-- start --

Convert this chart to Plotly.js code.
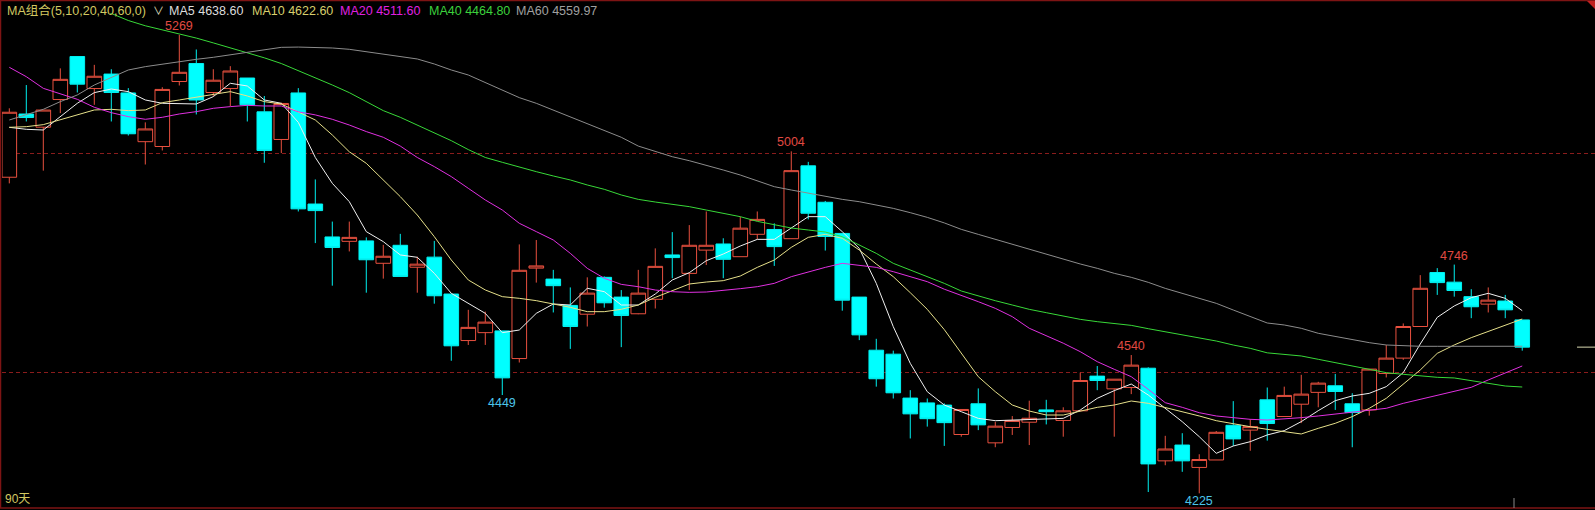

-- end --
-- start --

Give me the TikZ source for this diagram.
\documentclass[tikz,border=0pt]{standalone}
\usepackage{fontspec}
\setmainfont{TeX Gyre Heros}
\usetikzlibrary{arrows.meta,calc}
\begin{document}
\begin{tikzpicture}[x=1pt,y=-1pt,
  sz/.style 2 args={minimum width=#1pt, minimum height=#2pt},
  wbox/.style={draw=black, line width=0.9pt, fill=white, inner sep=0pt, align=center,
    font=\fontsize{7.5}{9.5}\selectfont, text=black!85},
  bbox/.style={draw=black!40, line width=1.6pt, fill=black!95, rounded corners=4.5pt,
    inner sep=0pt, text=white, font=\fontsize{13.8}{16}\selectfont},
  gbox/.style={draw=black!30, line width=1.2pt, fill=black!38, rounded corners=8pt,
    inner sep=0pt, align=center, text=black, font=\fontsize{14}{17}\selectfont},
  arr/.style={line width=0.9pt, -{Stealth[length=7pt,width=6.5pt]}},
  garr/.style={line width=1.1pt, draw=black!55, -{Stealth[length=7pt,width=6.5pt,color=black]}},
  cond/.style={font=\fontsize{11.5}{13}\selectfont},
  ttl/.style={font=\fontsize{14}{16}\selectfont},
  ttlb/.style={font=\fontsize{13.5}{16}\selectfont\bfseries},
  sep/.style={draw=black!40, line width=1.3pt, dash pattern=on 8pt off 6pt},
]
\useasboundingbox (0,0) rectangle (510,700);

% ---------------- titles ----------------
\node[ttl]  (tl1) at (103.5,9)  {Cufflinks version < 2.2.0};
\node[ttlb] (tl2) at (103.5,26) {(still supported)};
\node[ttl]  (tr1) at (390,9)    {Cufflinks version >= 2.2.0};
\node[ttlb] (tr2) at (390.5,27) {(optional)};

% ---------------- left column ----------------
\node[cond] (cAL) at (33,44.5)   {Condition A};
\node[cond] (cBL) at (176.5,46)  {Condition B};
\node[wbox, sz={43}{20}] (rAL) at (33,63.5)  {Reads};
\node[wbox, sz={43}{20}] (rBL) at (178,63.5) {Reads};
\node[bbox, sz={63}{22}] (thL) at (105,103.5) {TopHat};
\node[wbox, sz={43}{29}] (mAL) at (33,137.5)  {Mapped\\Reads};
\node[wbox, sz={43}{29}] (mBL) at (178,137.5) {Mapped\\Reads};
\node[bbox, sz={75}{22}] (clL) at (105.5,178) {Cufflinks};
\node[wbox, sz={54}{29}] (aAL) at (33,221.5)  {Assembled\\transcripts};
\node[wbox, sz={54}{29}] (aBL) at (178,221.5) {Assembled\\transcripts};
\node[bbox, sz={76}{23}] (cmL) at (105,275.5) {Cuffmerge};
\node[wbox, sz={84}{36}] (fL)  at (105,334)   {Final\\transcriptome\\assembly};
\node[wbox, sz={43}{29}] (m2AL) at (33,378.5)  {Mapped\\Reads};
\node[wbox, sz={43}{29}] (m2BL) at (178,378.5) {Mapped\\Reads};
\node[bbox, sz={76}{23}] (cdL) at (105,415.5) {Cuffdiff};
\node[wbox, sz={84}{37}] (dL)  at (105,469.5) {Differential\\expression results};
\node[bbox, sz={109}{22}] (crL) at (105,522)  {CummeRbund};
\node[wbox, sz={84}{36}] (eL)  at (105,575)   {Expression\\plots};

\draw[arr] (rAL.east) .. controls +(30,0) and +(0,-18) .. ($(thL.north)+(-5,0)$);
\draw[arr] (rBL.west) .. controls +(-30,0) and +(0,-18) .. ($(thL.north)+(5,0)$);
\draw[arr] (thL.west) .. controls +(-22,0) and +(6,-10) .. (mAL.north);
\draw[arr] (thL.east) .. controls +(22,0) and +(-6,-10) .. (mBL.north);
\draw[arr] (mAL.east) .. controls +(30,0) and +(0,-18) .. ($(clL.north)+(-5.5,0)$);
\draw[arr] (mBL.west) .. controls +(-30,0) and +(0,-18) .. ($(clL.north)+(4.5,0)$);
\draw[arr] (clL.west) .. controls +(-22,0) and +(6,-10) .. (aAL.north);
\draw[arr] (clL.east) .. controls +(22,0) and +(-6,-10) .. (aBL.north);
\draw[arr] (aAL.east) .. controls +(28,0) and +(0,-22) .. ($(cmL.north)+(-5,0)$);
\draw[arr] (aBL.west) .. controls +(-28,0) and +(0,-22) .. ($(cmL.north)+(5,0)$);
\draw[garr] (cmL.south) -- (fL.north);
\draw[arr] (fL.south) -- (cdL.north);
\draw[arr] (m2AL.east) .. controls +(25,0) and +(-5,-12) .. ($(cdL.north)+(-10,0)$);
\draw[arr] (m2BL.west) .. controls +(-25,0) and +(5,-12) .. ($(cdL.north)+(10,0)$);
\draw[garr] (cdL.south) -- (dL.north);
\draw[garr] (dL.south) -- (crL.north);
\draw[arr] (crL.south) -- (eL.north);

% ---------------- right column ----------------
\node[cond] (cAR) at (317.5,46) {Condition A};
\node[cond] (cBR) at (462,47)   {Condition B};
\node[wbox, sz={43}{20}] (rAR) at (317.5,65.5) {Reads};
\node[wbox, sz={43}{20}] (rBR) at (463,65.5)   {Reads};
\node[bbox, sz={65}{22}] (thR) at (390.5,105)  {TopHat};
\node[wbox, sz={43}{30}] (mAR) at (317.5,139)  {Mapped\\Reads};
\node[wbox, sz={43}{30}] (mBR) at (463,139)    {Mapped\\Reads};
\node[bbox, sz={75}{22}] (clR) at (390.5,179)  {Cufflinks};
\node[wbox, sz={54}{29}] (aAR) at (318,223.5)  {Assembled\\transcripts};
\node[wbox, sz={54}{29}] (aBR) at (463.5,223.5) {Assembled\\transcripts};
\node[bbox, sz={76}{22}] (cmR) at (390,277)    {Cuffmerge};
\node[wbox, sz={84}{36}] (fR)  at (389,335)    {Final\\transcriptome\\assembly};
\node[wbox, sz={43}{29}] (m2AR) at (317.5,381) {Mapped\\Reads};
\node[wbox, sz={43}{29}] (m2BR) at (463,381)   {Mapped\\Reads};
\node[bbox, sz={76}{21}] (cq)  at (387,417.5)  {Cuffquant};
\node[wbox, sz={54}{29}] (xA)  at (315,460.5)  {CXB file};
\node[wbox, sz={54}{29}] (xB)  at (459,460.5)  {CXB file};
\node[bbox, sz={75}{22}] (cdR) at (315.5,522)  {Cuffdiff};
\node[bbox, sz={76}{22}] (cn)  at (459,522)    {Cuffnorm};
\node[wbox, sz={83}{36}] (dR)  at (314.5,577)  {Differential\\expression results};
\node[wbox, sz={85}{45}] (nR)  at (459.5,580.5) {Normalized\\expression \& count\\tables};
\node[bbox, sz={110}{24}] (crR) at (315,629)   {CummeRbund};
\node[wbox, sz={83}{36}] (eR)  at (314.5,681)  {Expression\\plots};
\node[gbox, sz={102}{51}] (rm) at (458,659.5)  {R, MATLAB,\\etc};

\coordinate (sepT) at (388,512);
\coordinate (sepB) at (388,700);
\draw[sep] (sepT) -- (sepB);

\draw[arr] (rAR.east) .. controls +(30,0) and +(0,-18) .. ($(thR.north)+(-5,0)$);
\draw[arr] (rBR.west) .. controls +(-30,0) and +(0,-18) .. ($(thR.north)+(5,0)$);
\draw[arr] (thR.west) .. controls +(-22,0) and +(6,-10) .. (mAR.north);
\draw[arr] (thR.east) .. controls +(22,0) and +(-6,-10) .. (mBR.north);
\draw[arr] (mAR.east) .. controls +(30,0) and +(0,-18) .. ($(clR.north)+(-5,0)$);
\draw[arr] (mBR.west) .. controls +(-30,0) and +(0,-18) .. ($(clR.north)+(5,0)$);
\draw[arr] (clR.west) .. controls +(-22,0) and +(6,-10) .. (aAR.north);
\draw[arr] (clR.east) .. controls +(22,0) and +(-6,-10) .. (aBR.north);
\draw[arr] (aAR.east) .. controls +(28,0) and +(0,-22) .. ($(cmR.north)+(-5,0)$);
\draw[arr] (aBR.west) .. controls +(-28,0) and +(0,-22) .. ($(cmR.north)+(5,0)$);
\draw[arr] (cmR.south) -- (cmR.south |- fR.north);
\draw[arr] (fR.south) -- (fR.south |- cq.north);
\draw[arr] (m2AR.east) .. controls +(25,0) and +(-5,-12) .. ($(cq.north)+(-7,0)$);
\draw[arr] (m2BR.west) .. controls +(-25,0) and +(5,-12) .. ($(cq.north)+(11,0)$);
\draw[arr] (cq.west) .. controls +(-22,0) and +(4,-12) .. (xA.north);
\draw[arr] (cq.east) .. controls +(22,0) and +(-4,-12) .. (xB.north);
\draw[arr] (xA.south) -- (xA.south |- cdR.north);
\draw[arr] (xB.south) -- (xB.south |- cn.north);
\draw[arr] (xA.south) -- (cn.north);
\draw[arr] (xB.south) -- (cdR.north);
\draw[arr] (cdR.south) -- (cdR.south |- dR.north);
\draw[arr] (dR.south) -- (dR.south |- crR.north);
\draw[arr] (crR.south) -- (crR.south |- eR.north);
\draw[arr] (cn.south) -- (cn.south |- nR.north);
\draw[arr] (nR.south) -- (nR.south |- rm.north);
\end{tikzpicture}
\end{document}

-- end --

◆ Problem details ◆
Find how many lines hold the string "this", and state that number alone.

◆ The answer ◆
2